Mädchenbuch:Riesenwut

Lea kämpft für eine bessere Zukunft, will raus aus ihrem elenden Leben, weg von der trunksüchtigen Mutter, die sie schlecht behandelt. Verheimlicht ihre Situation, bis sie sich eines Tages nicht mehr zu helfen weiß.

Von Verena Hoenig

Lea glaubt es kaum: Auf der "Wer ist das tollste Mädchen"-Liste belegt sie den dritten von vierzehn Plätzen. Dabei fühlt sich die fast 16-Jährige selbst weder hübsch noch angesagt. Nach außen gibt sie sich cool, aber in ihr tobt ein Sturm. Lea, wegen ihrer langen blonden Haare auch Spaghetti genannt, ist sensibel, Asthmatikerin, und ständig wird sie rot vor Scham. Sie hat es nicht geschafft, ihren Freund Lenny zu küssen, ist ihm immer wieder ausgewichen. Gerade hat er sie verlassen. Zu allem Überfluss ist Lea sitzen geblieben und damit zur "Klassenomi" geworden.

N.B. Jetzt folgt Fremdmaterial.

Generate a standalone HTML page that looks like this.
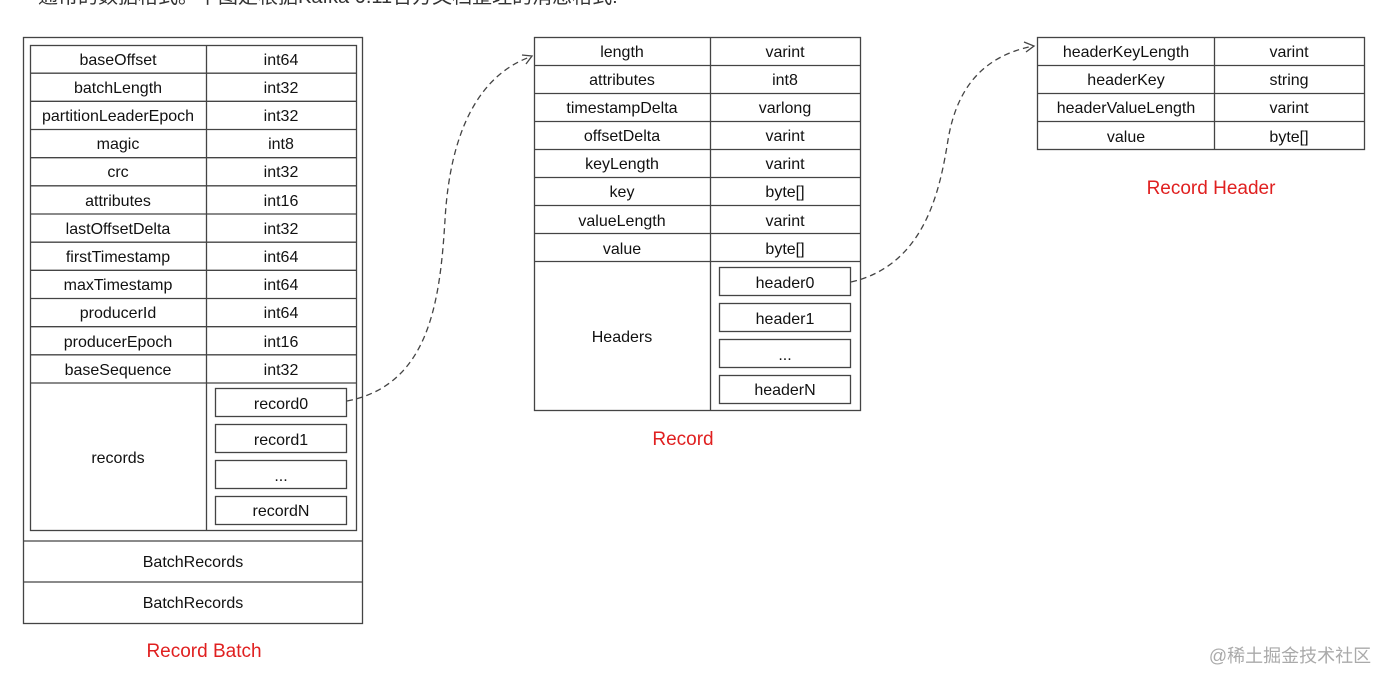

Ihr größtes Problem aber ist die alkoholkranke Mutter, die seit Jahren nicht mehr die Wohnung verlässt. Täglich muss Lea Zigaretten und Bier organisieren. Zum "Dank" wird sie angeschrien, geohrfeigt, eingesperrt und soll auch noch während der Schulzeit die Gänge zum Amt erledigen. Anziehsachen und Schuhe gibt's nur aus der Kleiderkammer, und wenn sie nicht so oft bei ihrer besten Freundin Pola mitessen könnte, bekäme sie nie etwas Warmes in den Bauch. Elende Verhältnisse sind das, und trotzdem soll keiner davon erfahren, selbst Pola nicht. Trost findet Lea bei ihrer Clique, die sie akzeptiert und mag. Und dann ist da natürlich ihr Tagebuch, das der Leser mitliest.

Die Sprache des inneren Monologs ist einfach. Lea erzählt oft ausufernd, es gibt enervierende Wiederholungen, etwa wenn sie nach Lenny schmachtet. Sabine Raml lässt uns auf diese Weise am Gefühlschaos ihrer Hauptfigur, zu dem auch eine Riesenwut gehört, unmittelbar teilhaben. Wie gern wäre Lea einfach normal, ohne brennende Lungenflügel und ohne eine Mutter, die sich durchs Leben trinkt und mit der flachen Hand zuschlägt. Es ist erschütternd zu verfolgen, wie das Mädchen den Alltag stemmt und sich aus falsch verstandener Loyalität niemandem anvertraut. Und wie es die Mutter trotz allem liebt.

Im letzten Drittel des Buches treten Gedanken und Träume zugunsten der Handlung zurück. Lea erlaubt sich endlich, auf ihre Not aufmerksam zu machen. Sie steigt auf einen Baum, von dem sie nicht mehr herunter will und kollabiert schließlich. Das Ende ist eher ein Aufatmen als glücklich. Sie glaubt wieder an Wunder, und überwindet ihren Selbsthass, selbst wenn es "Dinge gibt, die wirklich nie mehr gut werden".

Das Romandebüt Heldentage von Sabine Raml wurde mit dem Kinder- und Jugendbuchpreis der Stadt Oldenburg 2014 ausgezeichnet. (ab 14 Jahre)

Sabine Raml: Heldentage. Do what you love! Heyne fliegt 2015. 301 Seiten, 14,99 Euro.